What Brexit Means for Ecommerce: A UK Perspective
| By: Alex Shepherd
For those of us who were in the UK during the build-up to the Brexit vote, you could be forgiven for thinking that all international trade may die and we will be plunged back into the dark ages. This is clearly an extreme view, but also a message the “Remain” camp relied heavily upon. Now that the country has voted, many may be wondering how much truth there is in this. The question for me is: What does the exit mean for online retailers in the UK, and more broadly, the UK economy?
Flexibility is going to be key for retailers hoping to succeed in this brave new post-Brexit world. UK retailers have traditionally been quite adept at thinking beyond our own shores and growing customer bases internationally. We will likely see the biggest wins from the retailers who act quickly, expanding into new territories and creating an offering which is relevant to that local market. The old turn of phrase “Think global, act local” springs to mind here.

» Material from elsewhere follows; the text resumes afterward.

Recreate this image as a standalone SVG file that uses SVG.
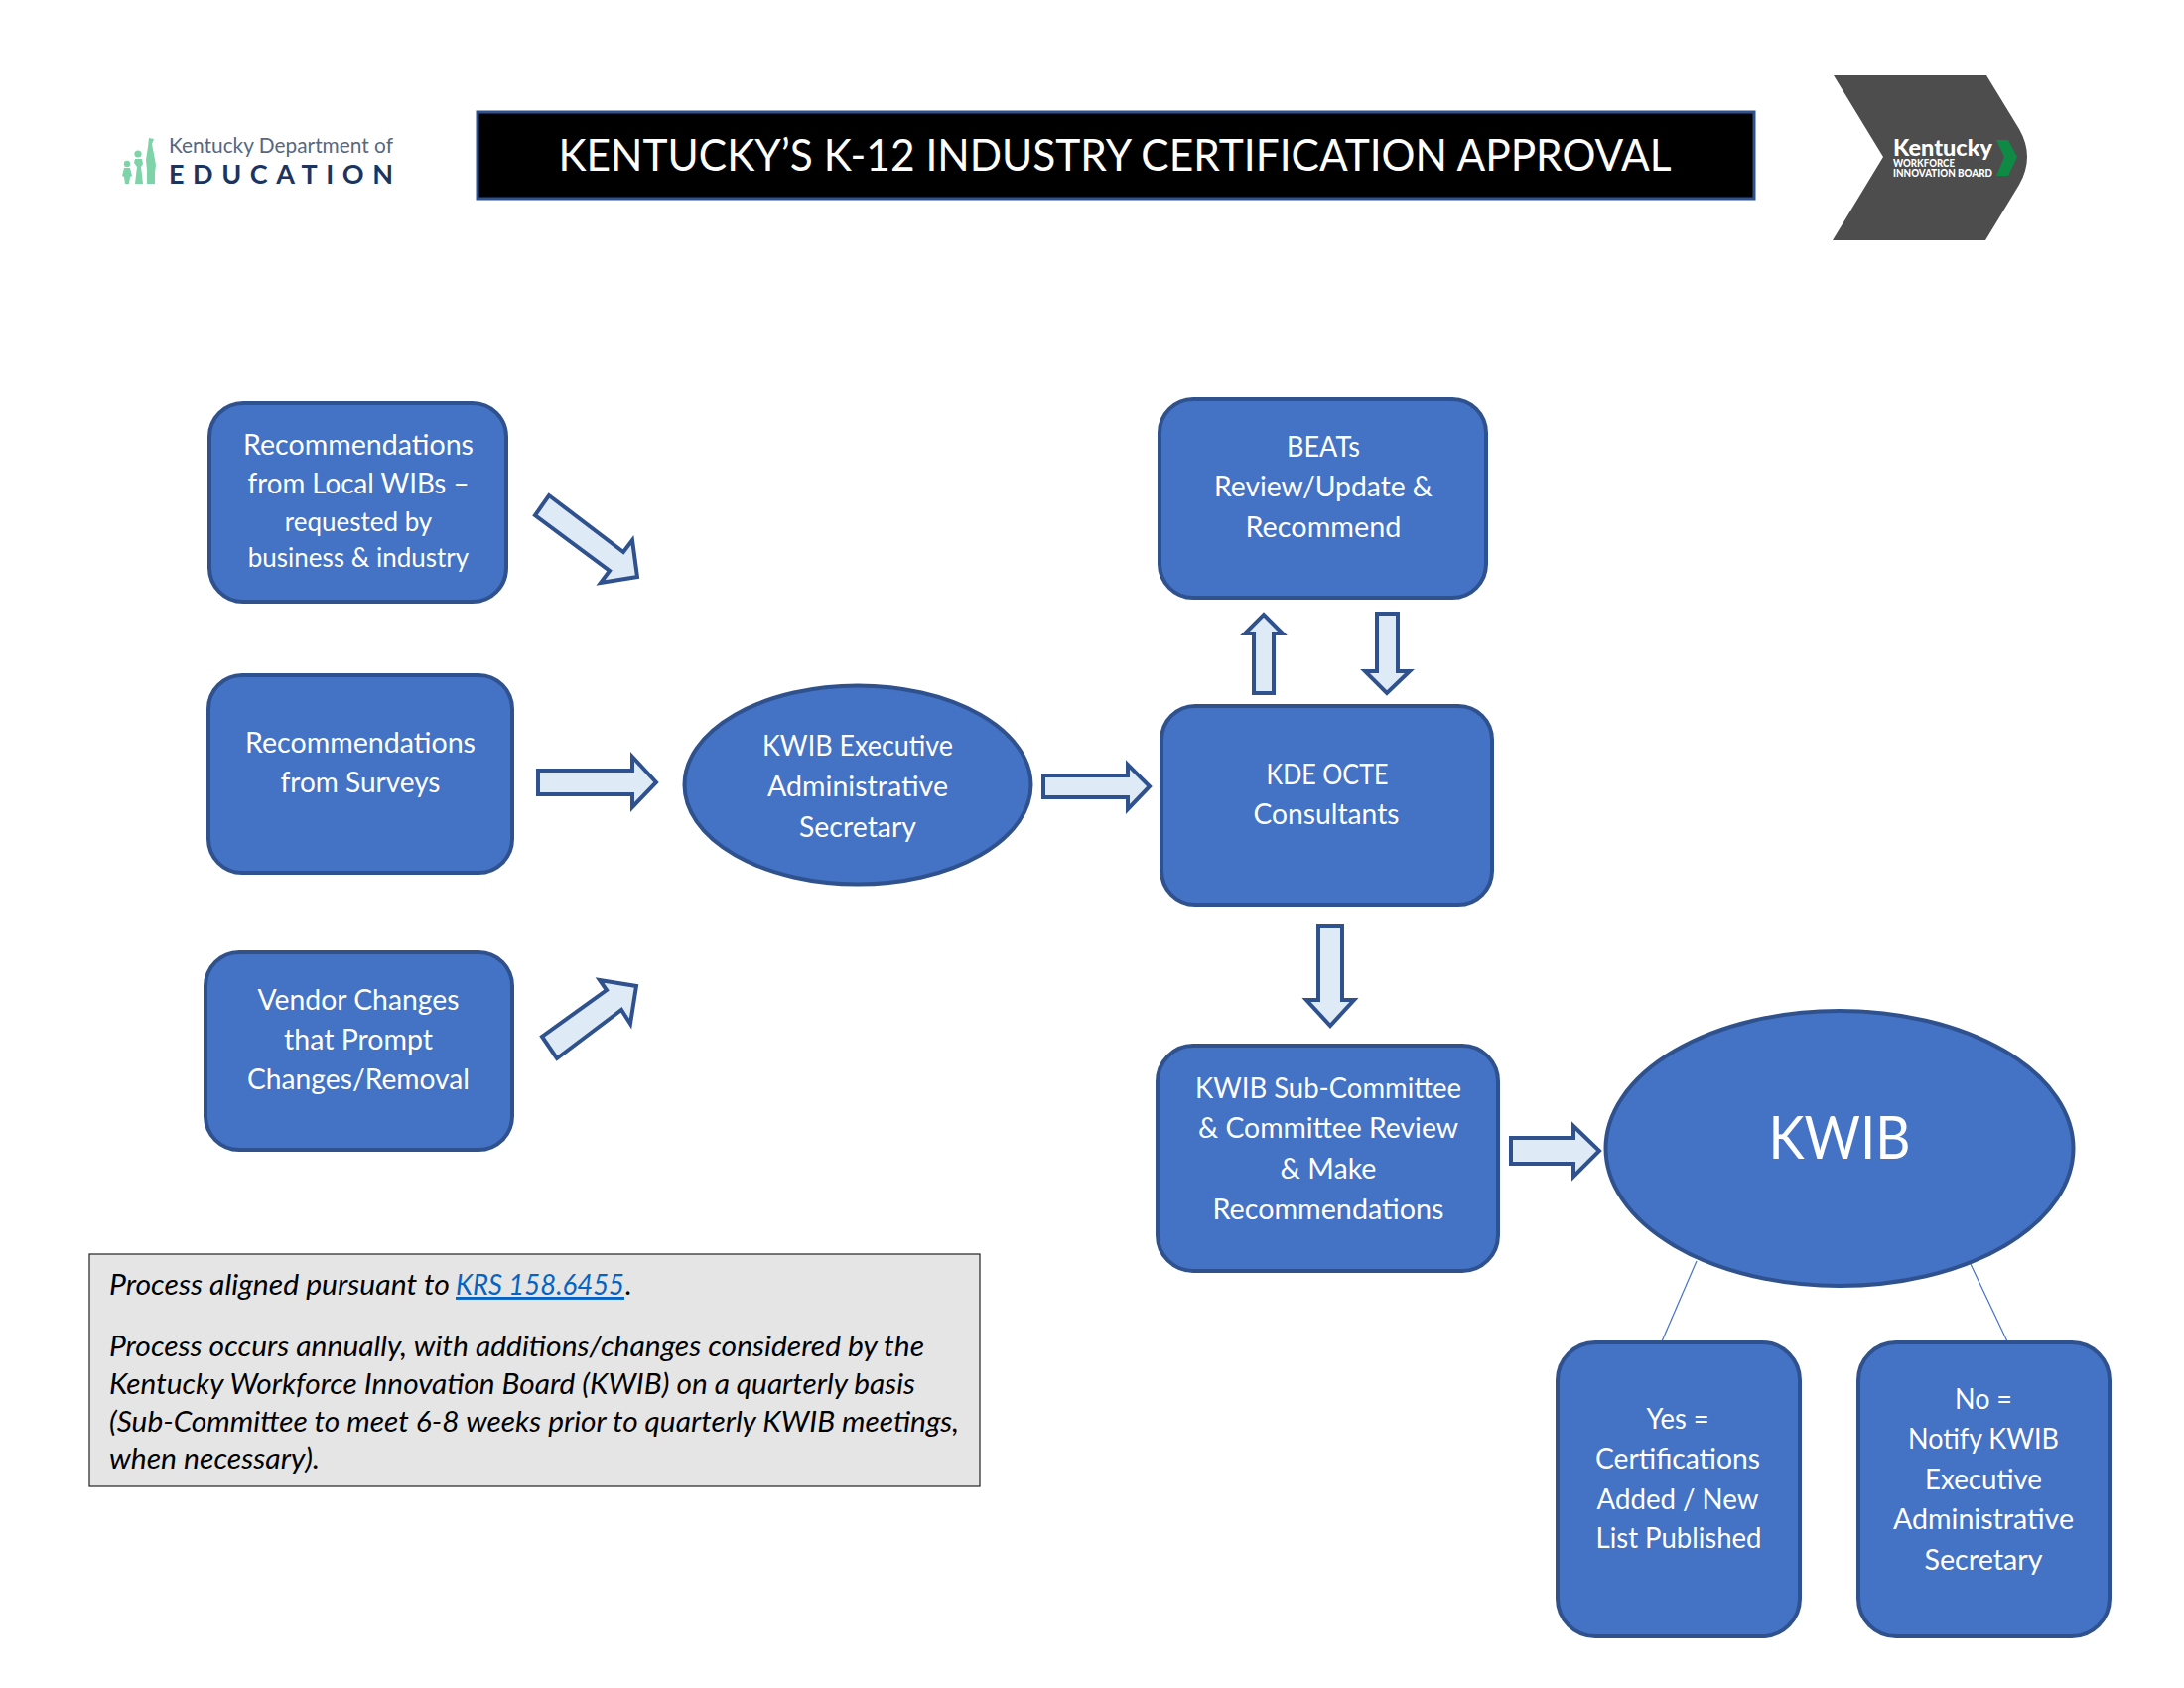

There are already many great examples of UK retailers, like Boohoo for example, who have ensured that they have the infrastructure to quickly spin up new sites for new territories. Many are turning to open source platforms such as Magento, which will enable them to make use of third party technologies, sometimes reducing need for costly custom development, not to mention reducing time to market.
We saw a significant turning point in retail around a decade ago, when very established names such as British Home Stores felt the pain of not embracing ecommerce. I believe that we may again see some brands emerge to challenge for pole position as they quickly embrace the new markets that are opening up. Clearly there is a great deal of talk about high levels of inflation and there will be some short term challenges. But I do genuinely see this as a real time of opportunity, and to the victors will doubtless come the spoils.
As for the UK economy as a whole, my view has been that while we have always had and will continue to have a strong trading relationship with our closest neighbours, we will find new opportunities. German Chancellor Angela Merkel has been very vocal on her views toward the UK leaving the EU. While she is encouraging all who will listen to take a strong stance, she is still talking about giving us access to many of the benefits we saw as a member state, provided we agree to other conditions. It is becoming increasingly clear to me that a sensible position from Prime Minister Theresa May and good negotiations could mean that our exit does not have the dramatic economic repercussions we first expected.
That said, one of the things I always found exciting about the possible exit is that we may have a renewed vigour and freedom when looking at trading deals with other states outside of the EU. Mr. Trump developed a close alignment with Mr. Farage during the campaign, and has seemingly put Theresa May toward the front of the queue when it came to meeting other world leaders. Hopefully this can result in a trade agreement that will benefit all.
Perhaps of equal importance will be other markets such as Australia, Canada, India, China and possibly even Russia. The exit from the EU may make it quicker to reach mutually beneficial new agreements with these territories and create a world of opportunity for international trade. Ecommerce merchants in the UK who are poised and ready to enter these markets may profit from these new opportunities.